Vendemmiare nel XVI secolo

Nei secoli passati, la raccolta dell’uva poteva avere inizio solo dopo la data fissata dallo statuto della comunità o dopo l’emissione di un apposito bando delle autorità locali. Questa previsione agevolava il controllo pubblico sulle operazioni e ne garantiva un andamento più regolare, scoraggiava i furti, limitava il rischio di raccolte fuori tempo e regolava il mercato del vino. A Montalcino, nel giorno della festa di Santa Croce (il 14 settembre), i Priori erano soliti convocare il Consiglio generale, affinché deliberasse in merito alla data di inizio della vendemmia.
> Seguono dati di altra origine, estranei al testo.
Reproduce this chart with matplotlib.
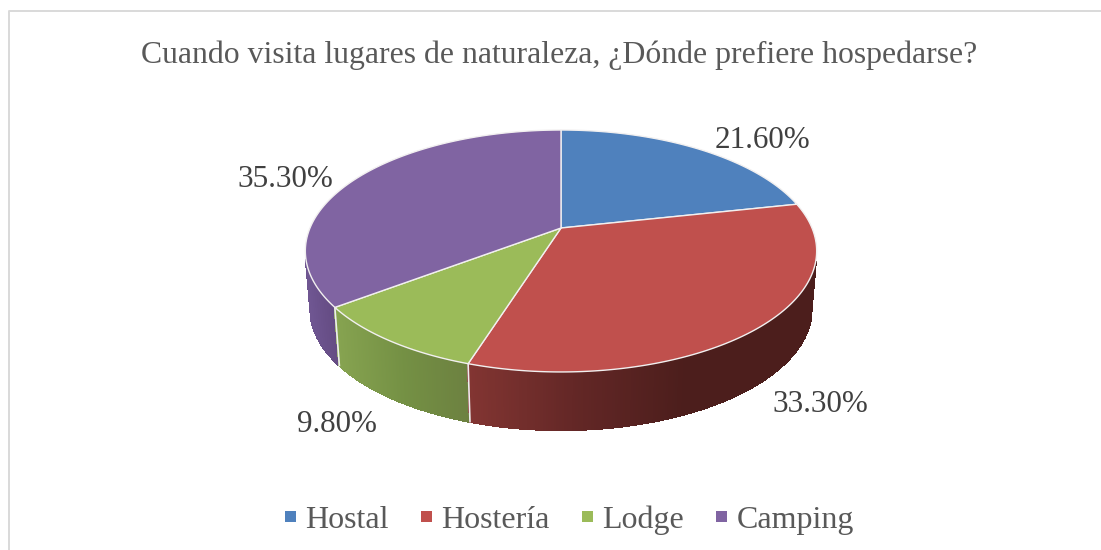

Quanto veniva deciso dall’assemblea doveva essere mandato ad esecuzione e nel caso non fosse stato raggiunto un accordo si poteva dare inizio alla vendemmia, limitatamente a quei terreni posti fuori dai confini. Qualora il mancato rispetto della normativa fosse stato scoperto e denunciato, l’infrazione veniva sanzionata con il pagamento di una pena pecuniaria (cinque lire di denari). Un notaio, che poteva essere scelto tra i notai montalcinesi oppure poteva trattarsi di un forestiero, si impegnava a controllare le accuse promosse e ad emettere eventuali provvedimenti di condanna. Il suo salario era fissato dallo Statuto comunale in lire cinquanta di denari, così come la durata del suo incarico (sei mesi) e l’inizio (rispettivamente a gennaio o luglio). Il notaio si impegnava ad operare con diligenza, fedeltà e senza frode nel fare le accuse e comminare le sanzioni. Al termine del suo incarico, il lavoro svolto nel semestre appena concluso veniva controllato da un collegio di Sindaci convocati dal Consiglio generale, così da verificare la regolarità degli adempimenti.